- WORK TO COMPLETE: Find each line holding the word "this" and give the total alone.

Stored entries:
============

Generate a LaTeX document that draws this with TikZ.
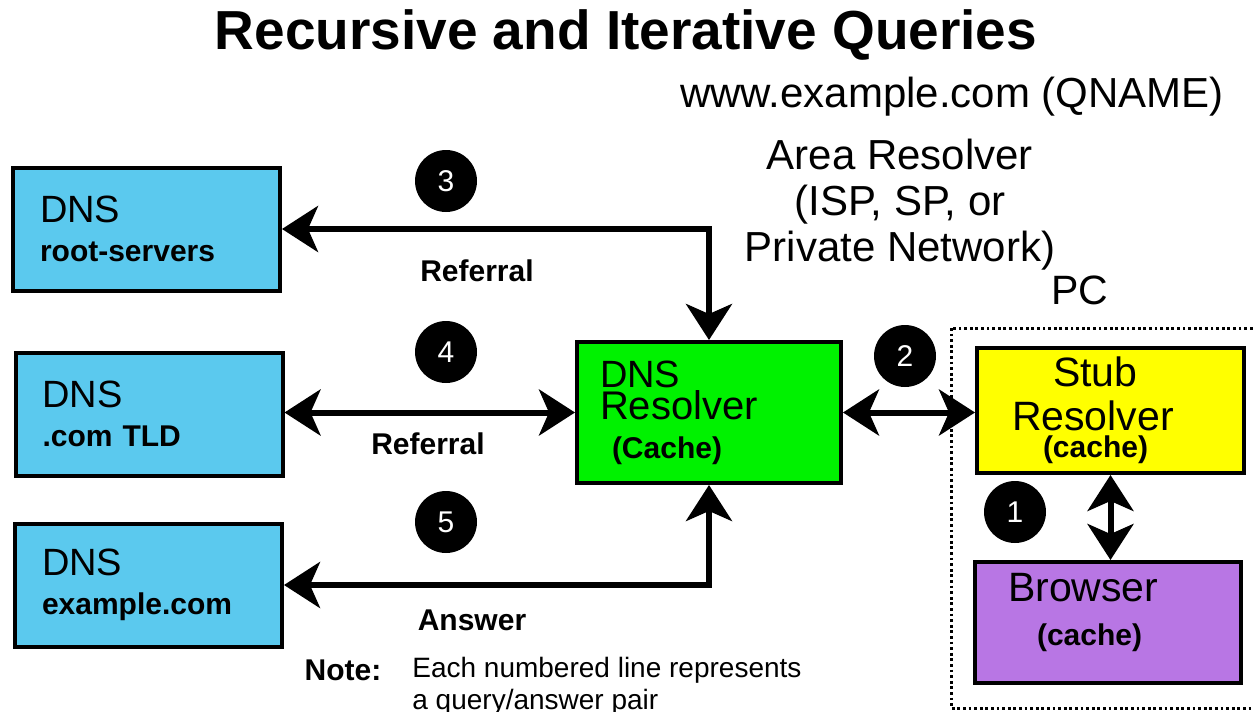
\documentclass[tikz,border=0pt]{standalone}
\usepackage{fontspec}
\setmainfont{Liberation Sans}
\usetikzlibrary{arrows.meta,positioning,calc}
\definecolor{Dnsblue}{HTML}{5BC9EE}
\definecolor{Resgreen}{HTML}{00F200}
\definecolor{Stubyellow}{HTML}{FFFF00}
\definecolor{Browpurple}{HTML}{B876E4}
\newcommand\setfs[2]{\fontsize{#1}{#2}\selectfont}

\begin{document}
\begin{tikzpicture}
[x=.5pt,y=-.5pt,>={Stealth[length=18pt,width=23pt,inset=5pt]},
box/.style={draw,line width=2pt,align=left,inner ysep=0pt},
dnsbox/.style={box,fill=Dnsblue,minimum width=133.5pt,minimum height=61.5pt,
    inner xsep=13.5pt,text width=106.5pt,font=\setfs{15}{19.5}},
num/.style={circle,fill=black,text=white,minimum size=31pt,inner sep=0pt,
    font=\setfs{15}{15}},
link/.style={line width=3pt,<->},
lbl/.style={font=\setfs{15}{15}\bfseries},
head/.style={align=center,font=\setfs{21}{23}}]
\useasboundingbox (0,0) rectangle (1254,712);

%% title and names
\node[font=\setfs{27.5}{30}\bfseries] (title) at (626,35) {Recursive and Iterative Queries};
\node[head] (qname) at (952,97) {www.example.com (QNAME)};
\node[head] (area) at (900,205) {Area Resolver\\(ISP, SP, or\\Private Network)};
\node[head,font=\setfs{20.5}{22}] (pc) at (1080,290) {PC};

%% name servers
\node[dnsbox] (root) at (146.5,229) {\setfs{19}{19}DNS\\\setfs{15}{19.5}\bfseries root-servers};
\node[dnsbox] (tld) at (149,414) {\setfs{19}{19}DNS\\\setfs{15}{19.5}\bfseries .com TLD};
\node[dnsbox] (auth) at (148.5,585) {\setfs{19}{19}DNS\\\setfs{15}{19.5}\bfseries example.com};

%% resolvers
\node[box,fill=Resgreen,minimum width=132pt,minimum height=70.5pt,inner xsep=11.5pt,
    text width=109pt,font=\setfs{15}{19.5}] (res) at (709,412.5)
    {\setfs{19}{19}DNS\\[-1pt]\setfs{20}{17}Resolver\\\setfs{15}{19.5}\bfseries\hspace*{6pt}(Cache)};

\draw[line width=1.5pt,dash pattern=on 1.4pt off 1.4pt] (951,328) rectangle (1265,708);
\node[box,fill=Stubyellow,minimum width=133.5pt,minimum height=62.5pt,inner xsep=17.5pt,
    text width=98.5pt,font=\setfs{15}{22}] (stub) at (1110.5,410.5)
    {\setfs{20.5}{20}\hspace*{20.5pt}Stub\\\setfs{20.5}{22}Resolver\\[-8.5pt]\setfs{15}{12.5}\bfseries\hspace*{15.5pt}(cache)};
\node[box,fill=Browpurple,minimum width=133pt,minimum height=60.5pt,inner xsep=16.5pt,
    text width=100pt,font=\setfs{15}{22}] (brow) at (1108,622.5)
    {\setfs{20.5}{20}Browser\\\setfs{15}{22}\bfseries\hspace*{14.5pt}(cache)\rule[-13pt]{0pt}{13pt}};

%% query/answer pairs
\draw[link] (root.east) -- (root.east -| res.north) -- (res.north);
\draw[link] (res.west -| tld.east) -- (res.west);
\draw[link] (res.south) -- (res.south |- auth.east) -- (auth.east);
\draw[link] (res.east) -- (res.east -| stub.west);
\draw[link] (stub.south) -- (stub.south |- brow.north);

\node[num] (n1) at (1015,512) {1};
\node[num] (n2) at (905,356) {2};
\node[num] (n3) at (446,181) {3};
\node[num] (n4) at (446,352) {4};
\node[num] (n5) at (446,522) {5};

\node[lbl] (ref3) at (477,271) {Referral};
\node[lbl] (ref4) at (428,444) {Referral};
\node[lbl] (ans) at (472,620) {Answer};

%% note
\node[lbl] (note) at (343,670) {Note:};
\node[anchor=north west,align=left,inner sep=0pt,font=\setfs{14}{16}] (notetext) at (412,657)
    {Each numbered line represents\\a query/answer pair};
\end{tikzpicture}
\end{document}
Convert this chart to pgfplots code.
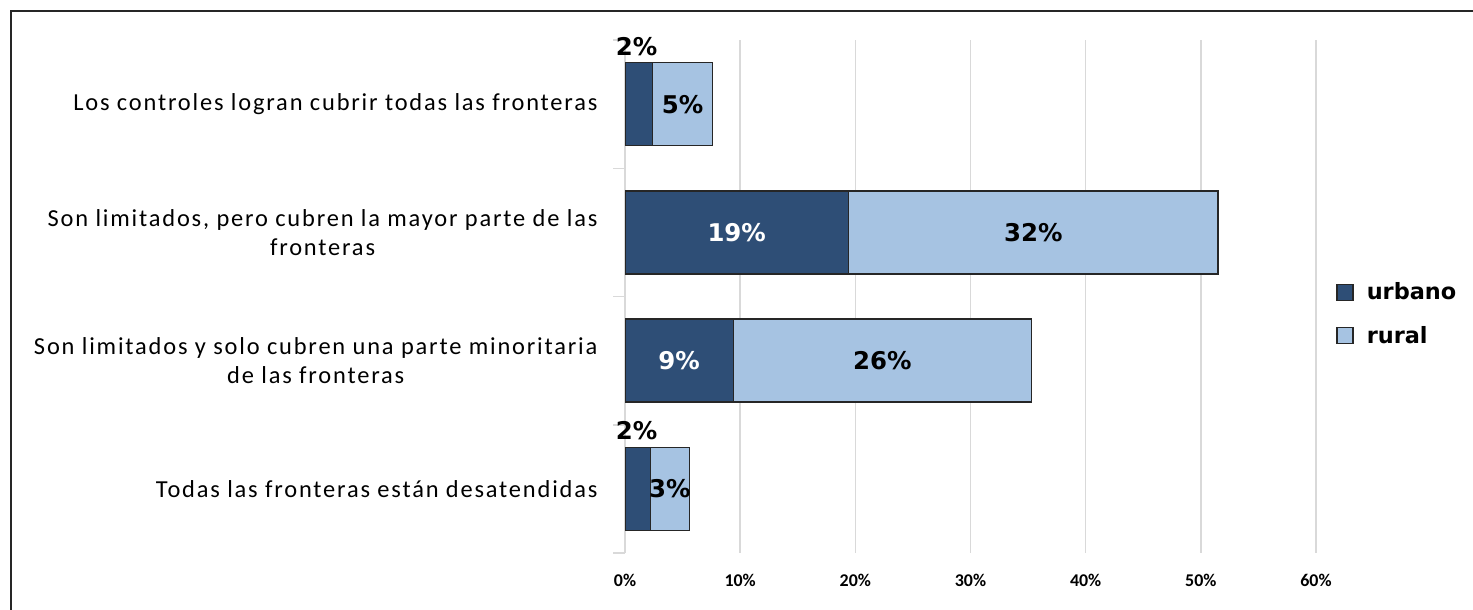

============

- THE ANSWER: 2